The best thing that can happen for the interests of the country and for those of honest labor is the absolute and utter defeat of this great railway strike. Its success would be a general calamity to our whole industrial system. Such a method of controlling wages would be alike intolerable and ruinous. It substitutes the law of force for the healthful operation of natural law.

We can hardly think that state legislatures at their next sessions will omit to inquire whether states laws in respect to the militia, in respect to municipal corporations, in respect to public travel, and especially in respect to any interference with railway communication are adequate to the public safety. New exigencies demand new remedies; and the strikers have certainly made an exigency and disclosed a peril which legislation ought very carefully to consider. West Virginia had no organized militia, and even the great State of Pennsylvania had to shout for Federal help almost in the very outset of the disorder.
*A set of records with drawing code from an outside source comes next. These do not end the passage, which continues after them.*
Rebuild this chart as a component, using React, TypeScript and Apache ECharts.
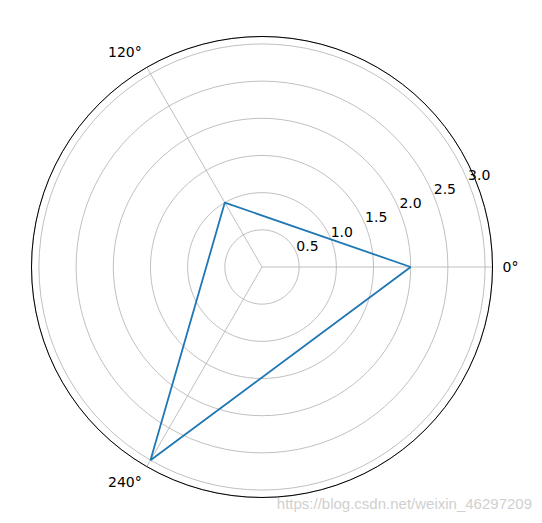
import React, { useEffect, useRef } from "react";
import * as echarts from "echarts";

const angles = [0, 120, 240, 360];
const radii = [2, 1, 3, 2];
const radialTicks = [0.5, 1.0, 1.5, 2.0, 2.5, 3.0];
const angleTicks = [0, 120, 240];
const rMax = 3.1;
const watermark = "https://blog.csdn.net/weixin_46297209";

export default function App() {
  const ref = useRef<HTMLDivElement>(null);
  useEffect(() => {
    if (!ref.current) return;
    const chart = echarts.init(ref.current, null, { renderer: "svg" });
    const font = "DejaVu Sans";
    chart.setOption({
      animation: false,
      backgroundColor: "#ffffff",
      polar: { center: [262, 267], radius: 230.5 },
      angleAxis: {
        type: "value",
        min: 0,
        max: 360,
        interval: 120,
        startAngle: 0,
        clockwise: false,
        axisLine: { show: true, lineStyle: { color: "#000000", width: 1 } },
        axisTick: { show: false },
        axisLabel: {
          show: true,
          margin: 10,
          color: "#000000",
          fontFamily: font,
          fontSize: 14,
          formatter: (v: number) => (angleTicks.includes(v) ? v + "°" : ""),
        },
        splitLine: { show: true, lineStyle: { color: "#b0b0b0", width: 0.8 } },
        z: 5,
      },
      radiusAxis: {
        type: "value",
        min: 0,
        max: rMax,
        interval: 0.5,
        axisLine: { show: false },
        axisTick: { show: false },
        axisLabel: { show: false },
        splitLine: {
          show: true,
          lineStyle: { color: "#b0b0b0", width: 0.8 },
        },
      },
      series: [
        {
          type: "line",
          coordinateSystem: "polar",
          data: angles.map((a, i) => [radii[i], a]),
          symbol: "none",
          lineStyle: { color: "#1f77b4", width: 1.8 },
          z: 10,
        },
      ],
    });
    const labels = radialTicks.map((r) => {
      const p = chart.convertToPixel({ polarIndex: 0 } as any, [r, 22.5]) as number[];
      return {
        type: "text",
        x: p[0],
        y: p[1],
        style: {
          text: r.toFixed(1),
          fill: "#000000",
          font: `14px "${font}"`,
          textAlign: "left",
          textVerticalAlign: "bottom",
        },
        z: 20,
      };
    });
    chart.setOption({
      graphic: [
        ...labels,
        {
          type: "text",
          right: 10,
          top: 496,
          style: {
            text: watermark,
            fill: "#d0d0d0",
            font: '15px "Liberation Sans"',
          },
          z: 20,
        },
      ],
    });
    return () => chart.dispose();
  }, []);
  return (
    <div
      ref={ref}
      style={{ position: "fixed", left: 0, top: 0, width: 542, height: 523 }}
    />
  );
}
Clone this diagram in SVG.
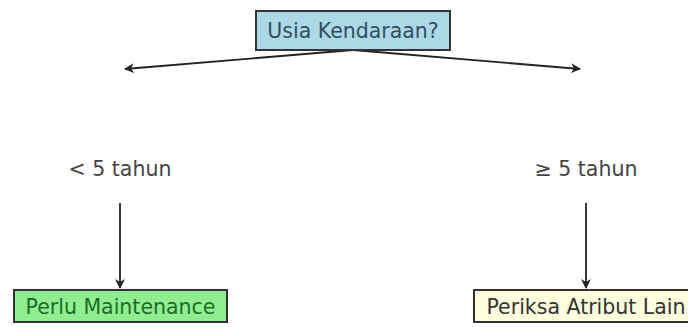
<svg xmlns="http://www.w3.org/2000/svg" width="688" height="327" viewBox="0 0 688 327">
<defs>
<style>
text{font-family:"DejaVu Sans",sans-serif;font-size:20.5px;text-anchor:middle}
.box{stroke:#333;stroke-width:2}
.edge{stroke:#222;stroke-width:1.8;fill:none}
.lbl{fill:#444}
</style>
<marker id="ah" viewBox="0 0 10 10" refX="9" refY="5" markerWidth="10" markerHeight="10" markerUnits="userSpaceOnUse" orient="auto">
<path d="M0,0 L10,5 L0,10 L3,5 Z" fill="#222"/>
</marker>
</defs>
<rect width="688" height="327" fill="#fff"/>
<g id="connectors">
<path class="edge" d="M353,50 L125,69" marker-end="url(#ah)"/>
<path class="edge" d="M353,50 L580,69" marker-end="url(#ah)"/>
<path class="edge" d="M120,203 L120,288" marker-end="url(#ah)"/>
<path class="edge" d="M586,203 L586,288" marker-end="url(#ah)"/>
</g>
<g id="root">
<rect class="box" x="256" y="11" width="194" height="39" fill="#add8e6"/>
<text x="353" y="38" fill="#2f4f5f">Usia Kendaraan?</text>
</g>
<g id="label-left">
<text class="lbl" x="120" y="176">&lt; 5 tahun</text>
</g>
<g id="label-right">
<text class="lbl" x="586" y="176">≥ 5 tahun</text>
</g>
<g id="leaf-left">
<rect class="box" x="14" y="290" width="213" height="32" fill="#90ee90"/>
<text x="120.5" y="314" fill="#1f6b2a">Perlu Maintenance</text>
</g>
<g id="leaf-right">
<rect class="box" x="474" y="290" width="224" height="32" fill="#ffffe0"/>
<text x="586" y="314" fill="#333">Periksa Atribut Lain</text>
</g>
</svg>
If it is the business of the states especially to preserve the public peace within their respective borders, which is the doctrine of state rights, then let them be prepared to do it. And if existing laws are not adequate, as has been proved to be the fact in some cases, then let us have more law and the right kind of law. Such a spectacle as that of the last fourteen days ought never to be repeated. Law, taught by the spectacle, should now interpose the most ample preventive remedies.

"The Issue and the Remedy," New York Independent (2 Aug 1877), 16.